The German merchant marine's first bid to enter the race for supremacy on the North Atlantic passenger run, Norddeutscher Lloyd's Kaiser Wilhelm der Grosse — named for the grandfather of the reigning Wilhelm II—was designed to be the largest and most powerful ship afloat. The first ocean liner with four funnels (only fourteen were built), arranged in two pairs rather than being evenly spaced, the sumptuously decorated ship initiated the era of the superliner. Her prodigious speed was evident from the first, when she made the fastest crossing of any maiden voyage—Bremen to New York via Southampton—in September 1897. Two months later she became the first German ship to capture the Blue Riband by sailing from Sandy Hook to the Needles at an average speed of 22.27 knots. The following March, she set a westbound record with a speed of 22.29 knots. (Both times were bettered by Hamburg-Amerika's Deutschland in 1900.)
In June 1900 she narrowly avoided destruction when a fire broke out at the Norddeutscher Lloyd piers in Hoboken, New Jersey. The fire was the worst in the history of the port of New York, and while she escaped relatively unscathed, her consorts Bremen, Main, and Saale were badly damaged; the last had to be sold. Six years later Kaiser Wilhelm der Grosse was rammed by the British freighter Orinoco off Cherbourg in a collision in which five passengers were killed.
Owing to the profitability of the emigrant trade, in 1914 Kaiser Wilhelm der Grosse was reconfigured to carry only third- and fourth-class passengers, and her few remaining voyages between Bremen and New York were direct. Her last voyage from New York began on July 21 and she was safely back in Bremen at the outbreak of World War I.
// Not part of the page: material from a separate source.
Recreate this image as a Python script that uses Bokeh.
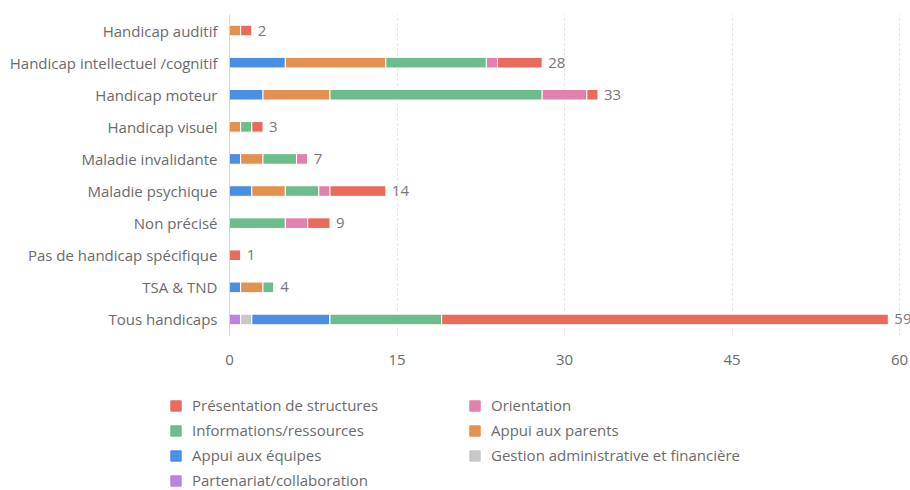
from bokeh.plotting import figure
from bokeh.layouts import column
from bokeh.models import ColumnDataSource, FactorRange, FixedTicker, Legend, LegendItem
from bokeh.core.properties import value
from bokeh.embed import file_html
from bokeh.resources import INLINE

categories = ["Handicap auditif", "Handicap intellectuel /cognitif", "Handicap moteur",
              "Handicap visuel", "Maladie invalidante", "Maladie psychique", "Non précisé",
              "Pas de handicap spécifique", "TSA & TND", "Tous handicaps"]
partenariat = [0, 0, 0, 0, 0, 0, 0, 0, 0, 1]
gestion = [0, 0, 0, 0, 0, 0, 0, 0, 0, 1]
appui_equipes = [0, 5, 3, 0, 1, 2, 0, 0, 1, 7]
appui_parents = [1, 9, 6, 1, 2, 3, 0, 0, 2, 0]
informations = [0, 9, 19, 1, 3, 3, 5, 0, 1, 10]
orientation = [0, 1, 4, 0, 1, 1, 2, 0, 0, 0]
presentation = [1, 4, 1, 1, 0, 5, 2, 1, 0, 40]
x_ticks = [0, 15, 30, 45, 60]

series_keys = ["partenariat", "gestion", "appui_equipes", "appui_parents",
               "informations", "orientation", "presentation"]
series_names = {
    "partenariat": "Partenariat/collaboration",
    "gestion": "Gestion administrative et financière",
    "appui_equipes": "Appui aux équipes",
    "appui_parents": "Appui aux parents",
    "informations": "Informations/ressources",
    "orientation": "Orientation",
    "presentation": "Présentation de structures",
}
series_colors = {
    "partenariat": "#BA84E0",
    "gestion": "#C8C8C8",
    "appui_equipes": "#4B8FE5",
    "appui_parents": "#E29150",
    "informations": "#6DBD8C",
    "orientation": "#E081AE",
    "presentation": "#E96B5E",
}

totals = [sum(v) for v in zip(partenariat, gestion, appui_equipes, appui_parents,
                               informations, orientation, presentation)]

source = ColumnDataSource(dict(
    cat=categories, partenariat=partenariat, gestion=gestion, appui_equipes=appui_equipes,
    appui_parents=appui_parents, informations=informations, orientation=orientation,
    presentation=presentation, total=totals, total_label=[str(t) for t in totals],
))

FONT = "Open Sans"
TXT = "#6b6b6b"

W = 910
LEFT = 229
GRID60 = 899
x_end = 60 * (W - LEFT) / (GRID60 - LEFT)

p = figure(width=W, height=370, output_backend="svg", toolbar_location=None,
           y_range=FactorRange(factors=list(reversed(categories)), range_padding=0),
           x_range=(0, x_end), min_border_left=LEFT, min_border_right=0,
           min_border_top=14, min_border_bottom=35)
p.outline_line_color = None
p.frame_align = False

renderers = p.hbar_stack(series_keys, y="cat", height=0.33, source=source,
                         color=[series_colors[k] for k in series_keys],
                         line_color="white", line_width=1)

p.text(x="total", y="cat", text="total_label", source=source, x_offset=6,
       text_baseline="middle", text_align="left", text_color="#777777",
       text_font=value(FONT), text_font_size="15px")

p.xaxis.ticker = FixedTicker(ticks=x_ticks)
p.xaxis.axis_line_color = None
p.xaxis.major_tick_line_color = None
p.xaxis.minor_tick_line_color = None
p.xaxis.major_label_standoff = 13
p.xaxis.major_label_text_font = FONT
p.xaxis.major_label_text_font_size = "15px"
p.xaxis.major_label_text_color = TXT

p.yaxis.axis_line_color = "#d6d6d6"
p.yaxis.major_tick_line_color = None
p.yaxis.minor_tick_line_color = None
p.yaxis.major_label_standoff = 6
p.yaxis.major_label_text_font = FONT
p.yaxis.major_label_text_font_size = "15px"
p.yaxis.major_label_text_color = TXT

p.ygrid.grid_line_color = None
p.xgrid.grid_line_color = "#dcdcdc"
p.xgrid.grid_line_dash = "2 3"

# legend panel (separate figure so the legend is not clipped by the bar frame)
pl = figure(width=W, height=120, output_backend="svg", toolbar_location=None,
            x_range=(0, 1), y_range=(0, 1), x_axis_location=None, y_axis_location=None,
            min_border=0)
pl.outline_line_color = None
pl.frame_align = False
pl.grid.visible = False
# swatch renderers sit far outside the visible range; only their legend glyphs show
swatch = {k: pl.hbar(y=[50], left=[50], right=[51], height=0.5, color=series_colors[k])
          for k in series_keys}

def make_legend(keys, loc):
    return Legend(items=[LegendItem(label=series_names[k], renderers=[swatch[k]]) for k in keys],
                  location=loc, orientation="vertical", glyph_width=13, glyph_height=13,
                  label_height=13, spacing=5, padding=0, margin=0, label_standoff=10,
                  label_text_font=FONT, label_text_font_size="15px", label_text_color=TXT,
                  background_fill_alpha=0, border_line_color=None)

pl.add_layout(make_legend(["presentation", "informations", "appui_equipes", "partenariat"], (169, 0)))
pl.add_layout(make_legend(["orientation", "appui_parents", "gestion"], (468, 25)))

layout = column(p, pl, spacing=0)
open("out.html", "w").write(file_html(layout, INLINE))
Fitted out as an armed merchant cruiser, she sailed from Bremerhaven in the first week of August under command of Captain Max Reymann with a crew of 584. Over the course of the next two weeks she encountered five ships, three of which she sank and two of which she released as they were full of passengers. Starved for fuel, on August 21 she entered the neutral port of Rio de Oro, Spanish Sahara. While refueling from three colliers, she was surprised by HMS Highflyer. After a brief pounding by the cruiser's 6-inch guns, Reymann ordered his ship scuttled, and Kaiser Wilhelm der Grosse sank in 23°34N, 16°2W. There were at least 480 survivors and an unknown number of casualties.